In the data that follows, count every line holding the string "this" and give the count alone.

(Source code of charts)
○ ○ ○ ○ ○ ○ ○

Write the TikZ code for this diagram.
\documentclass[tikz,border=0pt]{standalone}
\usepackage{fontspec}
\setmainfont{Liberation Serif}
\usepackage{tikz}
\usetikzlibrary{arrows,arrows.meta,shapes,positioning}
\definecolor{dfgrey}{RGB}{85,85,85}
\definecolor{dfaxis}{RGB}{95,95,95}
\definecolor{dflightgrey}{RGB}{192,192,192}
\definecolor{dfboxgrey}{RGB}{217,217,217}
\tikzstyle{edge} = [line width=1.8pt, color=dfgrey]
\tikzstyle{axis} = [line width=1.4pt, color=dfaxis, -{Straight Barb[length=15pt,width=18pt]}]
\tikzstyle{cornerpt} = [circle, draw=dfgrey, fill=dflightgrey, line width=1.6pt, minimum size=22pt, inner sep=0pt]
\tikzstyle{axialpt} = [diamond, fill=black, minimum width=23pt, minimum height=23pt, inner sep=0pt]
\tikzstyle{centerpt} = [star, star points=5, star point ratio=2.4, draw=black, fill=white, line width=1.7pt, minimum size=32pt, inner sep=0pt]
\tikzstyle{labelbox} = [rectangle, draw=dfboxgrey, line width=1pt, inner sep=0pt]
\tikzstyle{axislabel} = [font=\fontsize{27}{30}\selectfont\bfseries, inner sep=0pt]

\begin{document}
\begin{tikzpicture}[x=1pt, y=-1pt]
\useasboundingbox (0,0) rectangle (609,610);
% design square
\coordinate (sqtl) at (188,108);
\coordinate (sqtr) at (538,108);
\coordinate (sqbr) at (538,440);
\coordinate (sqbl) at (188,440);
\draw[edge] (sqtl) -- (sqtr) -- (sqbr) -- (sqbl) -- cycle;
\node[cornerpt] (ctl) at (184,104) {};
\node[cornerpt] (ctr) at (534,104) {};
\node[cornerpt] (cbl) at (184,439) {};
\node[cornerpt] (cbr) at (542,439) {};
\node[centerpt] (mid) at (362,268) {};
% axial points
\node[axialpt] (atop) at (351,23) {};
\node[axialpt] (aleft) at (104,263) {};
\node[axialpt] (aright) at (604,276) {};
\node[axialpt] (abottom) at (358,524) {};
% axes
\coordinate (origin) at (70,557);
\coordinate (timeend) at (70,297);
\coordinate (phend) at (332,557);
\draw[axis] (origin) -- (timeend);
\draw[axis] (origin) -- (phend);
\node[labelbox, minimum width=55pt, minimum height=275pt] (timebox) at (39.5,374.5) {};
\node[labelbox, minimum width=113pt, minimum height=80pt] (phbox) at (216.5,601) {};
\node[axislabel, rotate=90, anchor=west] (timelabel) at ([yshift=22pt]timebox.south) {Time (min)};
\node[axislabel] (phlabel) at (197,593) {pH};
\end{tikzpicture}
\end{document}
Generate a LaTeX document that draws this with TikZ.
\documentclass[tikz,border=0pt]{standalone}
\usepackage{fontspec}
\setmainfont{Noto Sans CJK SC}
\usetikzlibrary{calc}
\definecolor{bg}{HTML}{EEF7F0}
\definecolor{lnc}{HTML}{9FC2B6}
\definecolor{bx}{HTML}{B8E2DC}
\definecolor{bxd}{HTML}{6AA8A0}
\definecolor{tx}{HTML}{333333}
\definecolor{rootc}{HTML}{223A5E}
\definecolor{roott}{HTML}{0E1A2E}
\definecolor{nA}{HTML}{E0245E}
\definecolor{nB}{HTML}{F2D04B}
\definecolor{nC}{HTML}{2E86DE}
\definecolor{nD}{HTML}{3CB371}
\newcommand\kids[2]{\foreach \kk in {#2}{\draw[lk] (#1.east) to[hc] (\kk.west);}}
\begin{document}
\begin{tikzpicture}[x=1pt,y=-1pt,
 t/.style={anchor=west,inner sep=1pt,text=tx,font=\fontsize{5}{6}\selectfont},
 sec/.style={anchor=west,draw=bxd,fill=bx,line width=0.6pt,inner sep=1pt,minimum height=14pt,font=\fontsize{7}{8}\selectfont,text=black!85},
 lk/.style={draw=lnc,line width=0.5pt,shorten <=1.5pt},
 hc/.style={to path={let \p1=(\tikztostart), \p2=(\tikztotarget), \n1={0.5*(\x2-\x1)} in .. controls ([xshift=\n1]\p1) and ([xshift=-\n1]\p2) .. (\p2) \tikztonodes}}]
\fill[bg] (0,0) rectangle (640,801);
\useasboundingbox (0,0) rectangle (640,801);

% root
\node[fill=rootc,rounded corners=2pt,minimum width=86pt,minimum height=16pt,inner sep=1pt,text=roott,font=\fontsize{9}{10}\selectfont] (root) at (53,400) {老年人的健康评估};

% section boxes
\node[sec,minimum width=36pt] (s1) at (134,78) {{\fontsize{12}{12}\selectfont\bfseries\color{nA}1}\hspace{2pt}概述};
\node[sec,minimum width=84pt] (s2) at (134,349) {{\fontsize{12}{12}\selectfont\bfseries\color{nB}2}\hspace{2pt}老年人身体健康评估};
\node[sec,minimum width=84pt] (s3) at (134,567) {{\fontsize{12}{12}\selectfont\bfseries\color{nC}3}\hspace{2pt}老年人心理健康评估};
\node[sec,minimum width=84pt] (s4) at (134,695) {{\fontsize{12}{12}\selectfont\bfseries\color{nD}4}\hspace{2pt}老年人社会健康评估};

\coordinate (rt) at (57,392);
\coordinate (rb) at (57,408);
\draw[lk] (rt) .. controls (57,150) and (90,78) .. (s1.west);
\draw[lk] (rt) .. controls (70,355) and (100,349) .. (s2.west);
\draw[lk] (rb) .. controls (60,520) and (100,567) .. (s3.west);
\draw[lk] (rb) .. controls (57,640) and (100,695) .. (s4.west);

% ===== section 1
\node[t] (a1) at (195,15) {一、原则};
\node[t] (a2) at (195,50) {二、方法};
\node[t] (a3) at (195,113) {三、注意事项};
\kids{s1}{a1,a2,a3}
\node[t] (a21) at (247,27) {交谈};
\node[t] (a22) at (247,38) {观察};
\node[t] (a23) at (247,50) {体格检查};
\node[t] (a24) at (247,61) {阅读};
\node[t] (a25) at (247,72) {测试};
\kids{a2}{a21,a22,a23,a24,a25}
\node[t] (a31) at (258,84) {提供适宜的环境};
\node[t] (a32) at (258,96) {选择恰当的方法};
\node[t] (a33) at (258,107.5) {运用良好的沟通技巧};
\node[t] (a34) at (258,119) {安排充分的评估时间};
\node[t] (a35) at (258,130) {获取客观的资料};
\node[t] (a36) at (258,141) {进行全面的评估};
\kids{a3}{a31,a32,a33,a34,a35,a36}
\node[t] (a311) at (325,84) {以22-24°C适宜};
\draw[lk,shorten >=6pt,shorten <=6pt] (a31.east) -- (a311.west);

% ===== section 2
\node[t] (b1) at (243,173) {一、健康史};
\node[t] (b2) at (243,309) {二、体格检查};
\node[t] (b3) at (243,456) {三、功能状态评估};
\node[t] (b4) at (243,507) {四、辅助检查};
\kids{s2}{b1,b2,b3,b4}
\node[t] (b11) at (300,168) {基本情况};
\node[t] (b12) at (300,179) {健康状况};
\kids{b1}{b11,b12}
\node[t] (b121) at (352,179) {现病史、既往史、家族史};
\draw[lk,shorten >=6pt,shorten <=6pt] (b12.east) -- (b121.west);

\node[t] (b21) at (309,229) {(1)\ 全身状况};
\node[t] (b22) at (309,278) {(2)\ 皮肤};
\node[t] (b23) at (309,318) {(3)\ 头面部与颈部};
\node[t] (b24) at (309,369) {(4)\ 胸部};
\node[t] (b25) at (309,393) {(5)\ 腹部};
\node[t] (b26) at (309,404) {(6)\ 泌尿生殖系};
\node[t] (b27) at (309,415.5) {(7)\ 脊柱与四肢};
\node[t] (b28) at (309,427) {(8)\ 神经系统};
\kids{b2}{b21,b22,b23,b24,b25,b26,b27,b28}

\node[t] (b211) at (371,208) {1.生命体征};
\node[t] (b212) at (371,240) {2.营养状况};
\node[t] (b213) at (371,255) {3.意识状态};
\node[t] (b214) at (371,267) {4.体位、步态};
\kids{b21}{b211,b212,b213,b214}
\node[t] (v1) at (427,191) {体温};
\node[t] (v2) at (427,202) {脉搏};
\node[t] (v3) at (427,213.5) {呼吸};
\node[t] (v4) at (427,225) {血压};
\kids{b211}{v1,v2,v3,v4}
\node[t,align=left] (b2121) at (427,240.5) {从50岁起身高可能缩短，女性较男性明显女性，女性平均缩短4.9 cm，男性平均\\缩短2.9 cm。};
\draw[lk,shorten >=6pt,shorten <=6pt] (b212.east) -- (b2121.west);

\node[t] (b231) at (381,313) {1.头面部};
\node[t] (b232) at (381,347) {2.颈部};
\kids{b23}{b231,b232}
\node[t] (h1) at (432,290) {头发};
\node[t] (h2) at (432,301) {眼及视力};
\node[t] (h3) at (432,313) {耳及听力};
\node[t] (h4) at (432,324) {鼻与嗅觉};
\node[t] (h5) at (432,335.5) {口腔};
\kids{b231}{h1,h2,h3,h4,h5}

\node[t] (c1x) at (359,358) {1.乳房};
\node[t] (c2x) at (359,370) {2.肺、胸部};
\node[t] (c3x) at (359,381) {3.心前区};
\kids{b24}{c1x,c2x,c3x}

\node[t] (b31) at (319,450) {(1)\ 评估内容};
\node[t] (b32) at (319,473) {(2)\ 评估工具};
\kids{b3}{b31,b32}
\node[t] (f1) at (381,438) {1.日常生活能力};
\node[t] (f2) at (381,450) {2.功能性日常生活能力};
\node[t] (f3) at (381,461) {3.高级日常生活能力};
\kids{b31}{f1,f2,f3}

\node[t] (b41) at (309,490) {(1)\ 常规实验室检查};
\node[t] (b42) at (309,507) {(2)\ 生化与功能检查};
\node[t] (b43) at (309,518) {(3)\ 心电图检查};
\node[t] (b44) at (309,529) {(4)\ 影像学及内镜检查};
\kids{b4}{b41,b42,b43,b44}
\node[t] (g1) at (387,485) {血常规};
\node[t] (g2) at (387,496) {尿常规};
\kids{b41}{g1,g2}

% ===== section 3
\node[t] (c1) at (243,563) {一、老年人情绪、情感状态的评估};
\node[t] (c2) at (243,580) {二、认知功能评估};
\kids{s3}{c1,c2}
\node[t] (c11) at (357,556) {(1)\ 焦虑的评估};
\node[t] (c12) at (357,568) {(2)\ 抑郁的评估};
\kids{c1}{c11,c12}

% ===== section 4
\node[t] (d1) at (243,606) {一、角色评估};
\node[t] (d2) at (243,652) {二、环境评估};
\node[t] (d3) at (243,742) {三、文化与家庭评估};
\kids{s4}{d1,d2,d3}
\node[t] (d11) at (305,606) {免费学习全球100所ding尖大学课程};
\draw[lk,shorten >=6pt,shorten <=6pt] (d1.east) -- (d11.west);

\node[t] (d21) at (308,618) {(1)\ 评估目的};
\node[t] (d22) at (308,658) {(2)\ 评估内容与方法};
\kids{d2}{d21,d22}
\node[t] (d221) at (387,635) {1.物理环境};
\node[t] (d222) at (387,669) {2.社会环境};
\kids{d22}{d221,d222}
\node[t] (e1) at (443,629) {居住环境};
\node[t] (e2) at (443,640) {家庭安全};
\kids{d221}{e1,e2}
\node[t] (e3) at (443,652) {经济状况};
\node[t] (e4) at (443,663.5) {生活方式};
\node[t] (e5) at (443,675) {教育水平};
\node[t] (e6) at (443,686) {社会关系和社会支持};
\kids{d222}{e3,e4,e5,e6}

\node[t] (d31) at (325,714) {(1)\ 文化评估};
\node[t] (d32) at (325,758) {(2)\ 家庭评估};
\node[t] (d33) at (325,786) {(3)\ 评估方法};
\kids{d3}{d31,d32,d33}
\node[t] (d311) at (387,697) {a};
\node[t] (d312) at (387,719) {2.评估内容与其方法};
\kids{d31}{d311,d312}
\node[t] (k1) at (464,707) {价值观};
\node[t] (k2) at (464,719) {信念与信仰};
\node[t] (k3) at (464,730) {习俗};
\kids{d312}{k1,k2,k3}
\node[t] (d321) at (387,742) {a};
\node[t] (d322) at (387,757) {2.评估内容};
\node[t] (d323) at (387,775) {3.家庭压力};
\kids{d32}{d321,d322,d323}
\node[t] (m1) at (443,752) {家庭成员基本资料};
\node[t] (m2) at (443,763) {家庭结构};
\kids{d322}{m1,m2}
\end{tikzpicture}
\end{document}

○ ○ ○ ○ ○ ○ ○

◆ Expected answer:
2